# 83 Quantum GL5 Wagon



## brianripp (Mar 23, 2009)

Hi, 
I'm new to my 83 Quantum Automatic GL5 Wagon . I want as much info as I can get on it. The guy I bought it from tried telling me it is all-wheel drive, but I 99.9% sure it's front wheel drive. It says syncro in the rear window though (replacement window?) - does syncro mean AWD? did they come out withe the AWD in 83? Let me know where I can get some info.
Thanks,
B


----------



## DubbinChris (Dec 15, 2005)

*Re: 83 Quantum GL5 Wagon (brianripp)*

Yes Syncro means AWD but I can't recall what years they were avail. Two easy things on the car will tell you if it's really a Syncro. The center console should have a pull switch next to a picture/sillouette of 4 wheels. Also go to the back of the car. Get on your hands and knees and have a peek at the rear axle. The rear diff and axles should be easy to spot if it's a Syncro.


----------



## eurowner (Jan 26, 2002)

*FV-QR*

Quantum automatics were not AWD, someone swapped out the rear window.


----------



## Longitudinal (Nov 13, 2004)

*Re: 83 Quantum GL5 Wagon (brianripp)*

Congratulations on buying a Quantum. They are very cool cars! 
The GL5 is especially fun, but the AT models are absolutely awful on fuel.

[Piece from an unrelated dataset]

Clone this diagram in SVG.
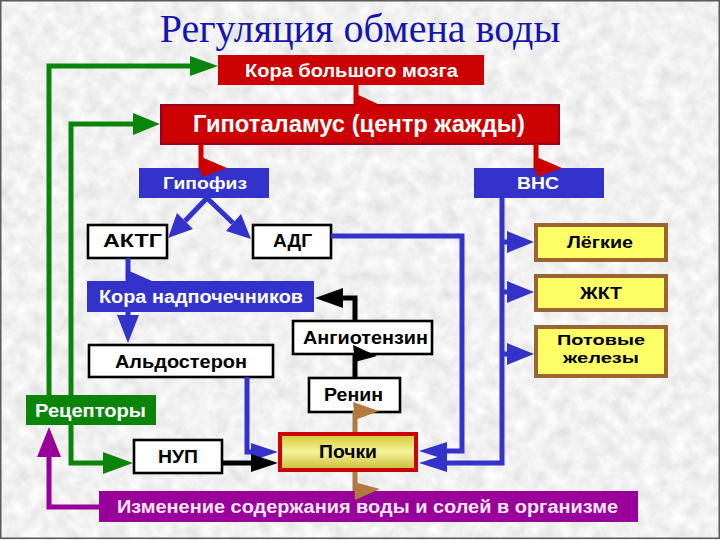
<svg xmlns="http://www.w3.org/2000/svg" width="720" height="540" viewBox="0 0 720 540">
<defs>
<filter id="tex" x="0" y="0" width="100%" height="100%" filterUnits="userSpaceOnUse">
<feTurbulence type="fractalNoise" baseFrequency="0.07" numOctaves="3" seed="7"/>
<feColorMatrix type="matrix" values="0.32 0 0 0 0.72  0.32 0 0 0 0.72  0.32 0 0 0 0.72  0 0 0 0 1"/>
</filter>
<linearGradient id="kid" x1="0" y1="0" x2="0" y2="1">
<stop offset="0" stop-color="#d2c834"/>
<stop offset="0.5" stop-color="#f6f29a"/>
<stop offset="1" stop-color="#c6bc30"/>
</linearGradient>
<style>
text{font-family:"Liberation Sans",Arial,sans-serif;font-weight:bold;text-anchor:middle}
.w{fill:#ffffff}
.k{fill:#000000}
.red{fill:#cc0000}
.blue{fill:#3333cc}
.wb{fill:#ffffff;stroke:#000000;stroke-width:2.6}
.yb{fill:#ffff66;stroke:#996633;stroke-width:4}
.ln{fill:none;stroke-width:5;stroke-linejoin:miter}
.g{stroke:#0a850a}
.gf{fill:#0a850a}
.b{stroke:#3333cc}
.bf{fill:#3333cc}
.r{stroke:#cc0000}
.rf{fill:#cc0000}
.bk{stroke:#000000}
.bkf{fill:#000000}
.br{stroke:#b07a40}
.brf{fill:#b07a40}
.p{stroke:#990099}
.pf{fill:#990099}
</style>
</defs>
<rect x="0" y="0" width="720" height="540" fill="#dcdcdc"/>
<rect x="0" y="0" width="720" height="540" filter="url(#tex)"/>
<rect x="0.75" y="0.75" width="718.5" height="537.5" fill="none" stroke="#5a5a5a" stroke-width="1.5"/>

<text x="360" y="42" style="font-family:'Liberation Serif','Times New Roman',serif;font-weight:normal;font-size:40px;fill:#1414b0">Регуляция обмена воды</text>

<g id="kora_mozga"><rect x="218" y="55" width="266" height="30" class="red"/><text x="351.5" y="77" class="w" font-size="18" textLength="213" lengthAdjust="spacingAndGlyphs">Кора большого мозга</text></g>
<g id="gipotalamus"><rect x="161" y="105" width="398" height="39" class="red" stroke="#99001f" stroke-width="2"/><text x="359" y="132" class="w" font-size="24" textLength="332" lengthAdjust="spacingAndGlyphs">Гипоталамус (центр жажды)</text></g>
<g id="gipofiz"><rect x="139" y="168" width="130" height="30" class="blue"/><text x="205" y="189" class="w" font-size="17" textLength="84" lengthAdjust="spacingAndGlyphs">Гипофиз</text></g>
<g id="vns"><rect x="474" y="168" width="130" height="30" class="blue"/><text x="538" y="189" class="w" font-size="17" textLength="42" lengthAdjust="spacingAndGlyphs">ВНС</text></g>
<g id="aktg"><rect x="88" y="225" width="79" height="33" class="wb"/><text x="132.5" y="247" class="k" font-size="18" textLength="59" lengthAdjust="spacingAndGlyphs">АКТГ</text></g>
<g id="adg"><rect x="253" y="225" width="78" height="33" class="wb"/><text x="292.5" y="247" class="k" font-size="18" textLength="39" lengthAdjust="spacingAndGlyphs">АДГ</text></g>
<g id="kora_nadpochechnikov"><rect x="87" y="281" width="227" height="31" class="blue"/><text x="201" y="303" class="w" font-size="18" textLength="204" lengthAdjust="spacingAndGlyphs">Кора надпочечников</text></g>
<g id="aldosteron"><rect x="89" y="345" width="184" height="32" class="wb"/><text x="181" y="368" class="k" font-size="18" textLength="132" lengthAdjust="spacingAndGlyphs">Альдостерон</text></g>
<g id="angiotenzin"><rect x="293" y="321" width="139" height="33" class="wb"/><text x="365.5" y="344" class="k" font-size="18" textLength="125" lengthAdjust="spacingAndGlyphs">Ангиотензин</text></g>
<g id="renin"><rect x="309" y="378" width="91" height="34" class="wb"/><text x="353.5" y="401" class="k" font-size="18" textLength="59" lengthAdjust="spacingAndGlyphs">Ренин</text></g>
<g id="pochki"><rect x="280" y="434" width="136" height="36" fill="url(#kid)" stroke="#cc0000" stroke-width="4"/><text x="348" y="458" class="k" font-size="18" textLength="58" lengthAdjust="spacingAndGlyphs">Почки</text></g>
<g id="nup"><rect x="134" y="440" width="88" height="33" class="wb"/><text x="178" y="463" class="k" font-size="18" textLength="40" lengthAdjust="spacingAndGlyphs">НУП</text></g>
<g id="receptory"><rect x="26" y="395" width="130" height="30" fill="#0a850a"/><text x="90.5" y="417" class="w" font-size="18" textLength="111" lengthAdjust="spacingAndGlyphs">Рецепторы</text></g>
<g id="izmenenie"><rect x="99" y="491" width="539" height="31" class="pf"/><text x="367.5" y="513" fill="#fbe6fb" font-size="18" textLength="501" lengthAdjust="spacingAndGlyphs">Изменение содержания воды и солей в организме</text></g>
<g id="legkie"><rect x="536" y="225" width="130" height="35" class="yb"/><text x="600" y="248" class="k" font-size="17" textLength="66" lengthAdjust="spacingAndGlyphs">Лёгкие</text></g>
<g id="zhkt"><rect x="536" y="276" width="130" height="34" class="yb"/><text x="601" y="299" class="k" font-size="17" textLength="42" lengthAdjust="spacingAndGlyphs">ЖКТ</text></g>
<g id="potovye"><rect x="536" y="327" width="130" height="49" class="yb"/><text x="601" y="345" class="k" font-size="15" textLength="88" lengthAdjust="spacingAndGlyphs">Потовые</text><text x="601" y="363" class="k" font-size="15" textLength="76" lengthAdjust="spacingAndGlyphs">железы</text></g>

<g id="connectors">
<!-- green -->
<polyline class="ln g" points="49,395 49,66 192,66"/>
<polygon class="gf" points="190,56 218,66 190,76"/>
<polyline class="ln g" points="71,395 71,124 136,124"/>
<polygon class="gf" points="133,113 160,124 133,135"/>
<polyline class="ln g" points="71,425 71,463 106,463"/>
<polygon class="gf" points="103,452 133,463 103,474"/>
<!-- purple -->
<polyline class="ln p" points="99,507 49,507 49,454"/>
<polygon class="pf" points="37,457 49,427 61,457"/>
<!-- red -->
<line class="ln r" x1="356" y1="85" x2="356" y2="105"/>
<polygon class="rf" points="354,93 378,104 356,110"/>
<line class="ln r" x1="201" y1="144" x2="201" y2="170"/>
<polygon class="rf" points="199,156 227,168 202,177"/>
<line class="ln r" x1="536" y1="144" x2="536" y2="170"/>
<polygon class="rf" points="534,156 562,168 537,177"/>
<!-- blue -->
<line class="ln b" x1="207" y1="198" x2="185" y2="221"/>
<polygon class="bf" points="177,213 168,238 193,229"/>
<line class="ln b" x1="207" y1="198" x2="233" y2="223"/>
<polygon class="bf" points="241,214 251,239 226,231"/>
<line class="ln b" x1="128" y1="258" x2="128" y2="282"/>
<polygon class="bf" points="127,270 152,281 128,285"/>
<line class="ln b" x1="128" y1="312" x2="128" y2="318"/>
<polygon class="bf" points="117,315 139,315 128,343"/>
<polyline class="ln b" points="247,377 247,452 253,452"/>
<polygon class="bf" points="251,443 278,452 251,461"/>
<polyline class="ln b" points="331,236 462,236 462,451 447,451"/>
<polygon class="bf" points="447,442 419,451 447,460"/>
<polyline class="ln b" points="502,198 502,463 447,463"/>
<polygon class="bf" points="447,454 419,463 447,472"/>
<line class="ln b" x1="502" y1="242" x2="509" y2="242"/>
<polygon class="bf" points="507,231 534,242 507,253"/>
<line class="ln b" x1="502" y1="292" x2="509" y2="292"/>
<polygon class="bf" points="507,281 534,292 507,303"/>
<line class="ln b" x1="502" y1="354" x2="509" y2="354"/>
<polygon class="bf" points="507,343 534,354 507,365"/>
<!-- black -->
<line class="ln bk" x1="222" y1="463" x2="253" y2="463"/>
<polygon class="bkf" points="251,454 278,463 251,472"/>
<line class="ln bk" x1="355" y1="378" x2="355" y2="354"/>
<polygon class="bkf" points="353,345 377,356 355,362"/>
<polyline class="ln bk" points="355,321 355,298 341,298"/>
<polygon class="bkf" points="343,288 315,298 343,308"/>
<!-- brown -->
<line class="ln br" x1="355" y1="432" x2="355" y2="410"/>
<polygon class="brf" points="353,402 379,411 355,420"/>
<line class="ln br" x1="355" y1="472" x2="355" y2="491"/>
<polygon class="brf" points="354,482 380,489 355,500"/>
</g>
</svg>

Mine got in the high teens on the freeway and the mid teens in the city.


----------



## DubbinChris (Dec 15, 2005)

*Re: FV-QR (eurowner)*


_Quote, originally posted by *eurowner* »_Quantum automatics were not AWD

Oops...missed that detail.


----------



## eurowner (Jan 26, 2002)

*Re: FV-QR (DubbinChris)*


_Quote, originally posted by *DubbinChris* »_
Oops...missed that detail.


----------